The metal-complex dyes can also be applied in a broken, uneven way to the fiber, thus approximating the plastic effect of antique rug colors. This is a definite advantage over industrially produced yarns which are dyed perfectly through. My dyestuffs are not new - some of them have been on the market for more than 50 years!

ORIENTAL RUGS ARE THE INSPIRATION

The author hard at work in the garden

The onset of synthetic dyes in the Orient marked the end of an era in rug manufacture. With their acceptance, and the subsequent abandonment of "natural" dyes, the baby was thrown out with the bathwater. It remains to be seen whether the baby can be retrieved. I experienced this process during my apprentice years as a dyer and restorer.
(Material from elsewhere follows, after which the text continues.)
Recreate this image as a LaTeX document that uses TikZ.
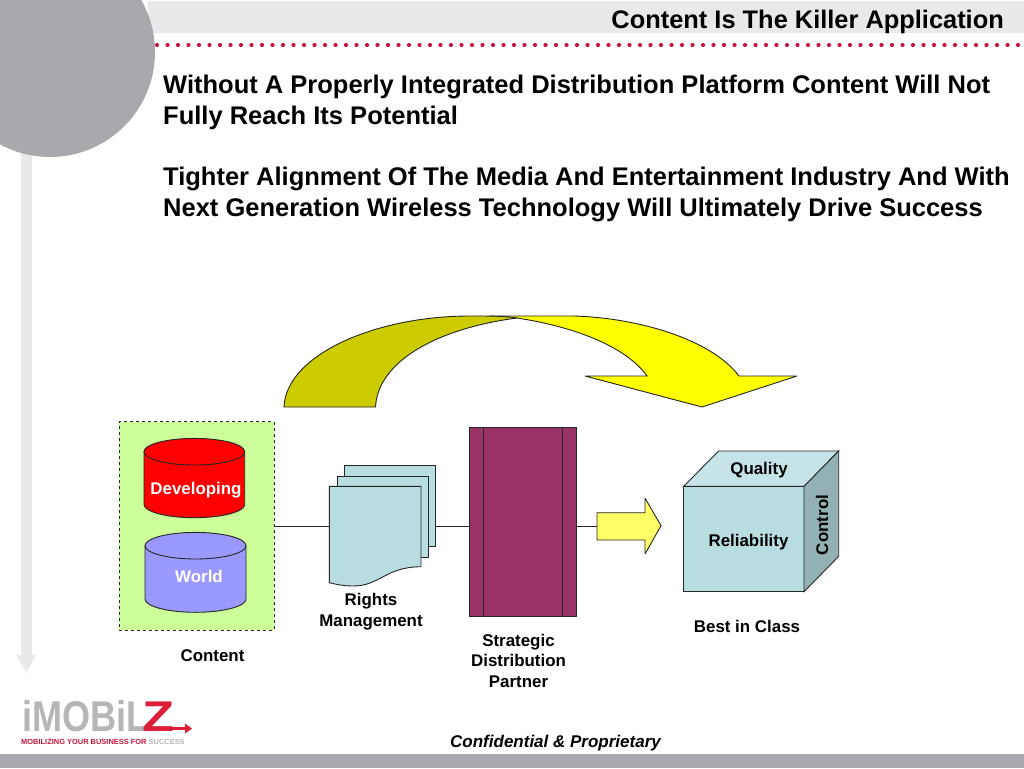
\documentclass[tikz,border=0pt]{standalone}
\usepackage{fontspec}
\setmainfont{Liberation Sans}
\definecolor{bandgrey}{HTML}{E8E9EB}
\definecolor{discgrey}{HTML}{A7A9AC}
\definecolor{dotred}{HTML}{C8173F}
\definecolor{logored}{HTML}{DC2039}
\definecolor{paleteal}{HTML}{B8DDE0}
\definecolor{topteal}{HTML}{C6E4E7}
\definecolor{sideteal}{HTML}{93B1B3}
\definecolor{plum}{HTML}{993366}
\definecolor{palegreen}{HTML}{CCFF99}
\definecolor{periwinkle}{HTML}{9999FF}
\definecolor{olive}{HTML}{CCCC00}
\definecolor{brightyellow}{HTML}{FFFF00}
\definecolor{pured}{HTML}{FF0000}
\definecolor{lemon}{HTML}{FFFF66}
\definecolor{logogrey}{HTML}{B4B6B8}
\tikzset{
  shapeline/.style={draw=black!85,line width=0.9pt,miter limit=3},
  lbl/.style={font=\fontsize{16.9}{20.5}\selectfont\bfseries,align=center,anchor=base,inner sep=0pt},
  headline/.style={font=\fontsize{25.5}{31}\selectfont\bfseries,align=left,anchor=base west,inner sep=0pt},
  conn/.style={draw=black!85,line width=0.9pt},
}
\begin{document}
\begin{tikzpicture}[x=1pt,y=-1pt]
\useasboundingbox (0,0) rectangle (1024,768);
\fill[white] (0,0) rectangle (1024,768);
% page furniture
\fill[bandgrey] (148,1) rectangle (1024,33);
\fill[discgrey] (0,754) rectangle (1024,768);
\fill[bandgrey] (21,150) -- (32,150) -- (32,655) -- (36,655) -- (26.5,673) -- (16,655) -- (21,655) -- cycle;
\foreach \i in {0,...,82} \fill[dotred] ({157+10.5*\i},45) circle (2.1);
\fill[discgrey] (50,52) circle (105);
\node[anchor=base east,inner sep=0pt,font=\fontsize{25.4}{28}\selectfont\bfseries] (title) at (1004,28.5) {Content Is The Killer Application};
\node[headline] (para1) at (163,124) {Without A Properly Integrated Distribution Platform Content Will Not\\Fully Reach Its Potential};
\node[headline] (para2) at (163,216) {Tighter Alignment Of The Media And Entertainment Industry And With\\Next Generation Wireless Technology Will Ultimately Drive Success};
% curved arrow
\path[fill=brightyellow,shapeline] (490,316) -- (574,316) .. controls (640,318) and (712,340) .. (739,376) -- (797,376) -- (702,407) -- (585,376) -- (647,376) .. controls (625,345) and (570,326) .. (517,318) -- cycle;
\path[fill=olive,shapeline] (284,407) .. controls (286,355) and (375,316) .. (470,316) .. controls (490,316) and (505,316) .. (517,318) .. controls (440,328) and (378,360) .. (375.5,407) -- cycle;
% content box
\node[draw=black!85,dashed,line width=0.9pt,fill=palegreen,minimum width=154.7pt,minimum height=208.3pt,inner sep=0pt] (content) at (196.65,526) {};
% cylinders
\path[fill=pured,shapeline] (144,451.7) -- (144,504.4) arc[start angle=180,end angle=0,x radius=50.35,y radius=13.3] -- (244.7,451.7) -- cycle;
\path[fill=pured,shapeline] (194.35,451.7) ellipse[x radius=50.35,y radius=13.3];
\path[fill=periwinkle,shapeline] (145,545.7) -- (145,599) arc[start angle=180,end angle=0,x radius=50.5,y radius=13.3] -- (246,545.7) -- cycle;
\path[fill=periwinkle,shapeline] (195.5,545.7) ellipse[x radius=50.5,y radius=13.3];
\node[lbl,text=white] (devlbl) at (196,494) {Developing};
\node[lbl,text=white] (worldlbl) at (199,582) {World};
\node[lbl] (contentlbl) at (212.5,661) {Content};
% connectors
\coordinate (docin) at (329.3,526);
\coordinate (docout) at (435.7,526);
\coordinate (tallin) at (469,526);
\coordinate (tallout) at (576,526);
\coordinate (arrowin) at (597,526);
\draw[conn] (content.east) -- (docin);
\draw[conn] (docout) -- (tallin);
\draw[conn] (tallout) -- (arrowin);
% documents
\path[fill=paleteal,shapeline] (344,465.7) rectangle (435.7,546.3);
\path[fill=paleteal,shapeline] (337,476) rectangle (428,557);
\path[fill=paleteal,shapeline] (329.3,486.3) -- (421,486.3) -- (421,566.7) .. controls (385,567) and (380,586) .. (353,586) .. controls (343,586) and (335,584) .. (329.3,582.7) -- cycle;
\node[lbl] (rights) at (371,626) {Rights\\Management};
% partner
\node[shapeline,fill=plum,minimum width=107pt,minimum height=189pt,inner sep=0pt] (tall) at (522.5,521.5) {};
\draw[conn] (483,427) -- (483,616);
\draw[conn] (562,427) -- (562,616);
\node[lbl] (partner) at (518.5,687) {Strategic\\Distribution\\Partner};
% block arrow
\path[fill=lemon,shapeline] (597,512.7) -- (645,512.7) -- (645,498) -- (661,525.7) -- (645,554) -- (645,540) -- (597,540) -- cycle;
% cube
\path[fill=paleteal,shapeline] (683.7,486.3) rectangle (804,591.7);
\path[fill=topteal,shapeline] (683.7,486.3) -- (718.7,451) -- (838.7,451) -- (804,486.3) -- cycle;
\path[fill=sideteal,shapeline] (804,486.3) -- (838.7,451) -- (838.7,556.3) -- (804,591.7) -- cycle;
\node[lbl] (quality) at (759,474) {Quality};
\node[lbl] (reliab) at (748.5,546) {Reliability};
\node[lbl,anchor=center,rotate=90] (control) at (822,525) {Control};
\node[lbl] (best) at (747,632) {Best in Class};
\node[lbl,font=\fontsize{17}{20}\selectfont\bfseries\itshape] (conf) at (555.5,747) {Confidential \& Proprietary};
% logo
\node[anchor=base west,inner sep=0pt,text=logogrey,font=\fontsize{43}{43}\selectfont\bfseries,xscale=0.84] (logo) at (22,731) {iMOBiL};
\node[anchor=base west,inner sep=0pt,text=logored,font=\fontsize{43}{43}\selectfont\bfseries,xscale=1.22] (logoz) at (142,731) {Z};
\draw[logored,line width=2.6pt] (165,728.5) -- (186,728.5);
\fill[logored] (185,723.5) -- (192,728.5) -- (185,733.5) -- cycle;
\node[anchor=base west,inner sep=0pt,font=\fontsize{7.45}{7.45}\selectfont\bfseries,text=dotred] (tag) at (21,744) {MOBILIZING YOUR BUSINESS FOR \textcolor{logogrey}{SUCCESS}};
\end{tikzpicture}
\end{document}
Having begun with natural dyes and hand spun wool, I've come full circle back to the use of synthetic dyes and machine-spun wool. My aim has been to produce yarns which have the feeling of the Oriental orignals plus all the qualitative advantages which modern technology offers. Good to excellent dyed yarns are currently available, of course, but only by chance are they appropriate for restoration purposes. Many classical madder red shades are not available at all - and there are thousands of red shades to be seen in Oriental carpets.

The production of accurate matching shades is therefore a priority of the first order which I hope will benefit those restorers of rugs everywhere who are striving continually for higher standards.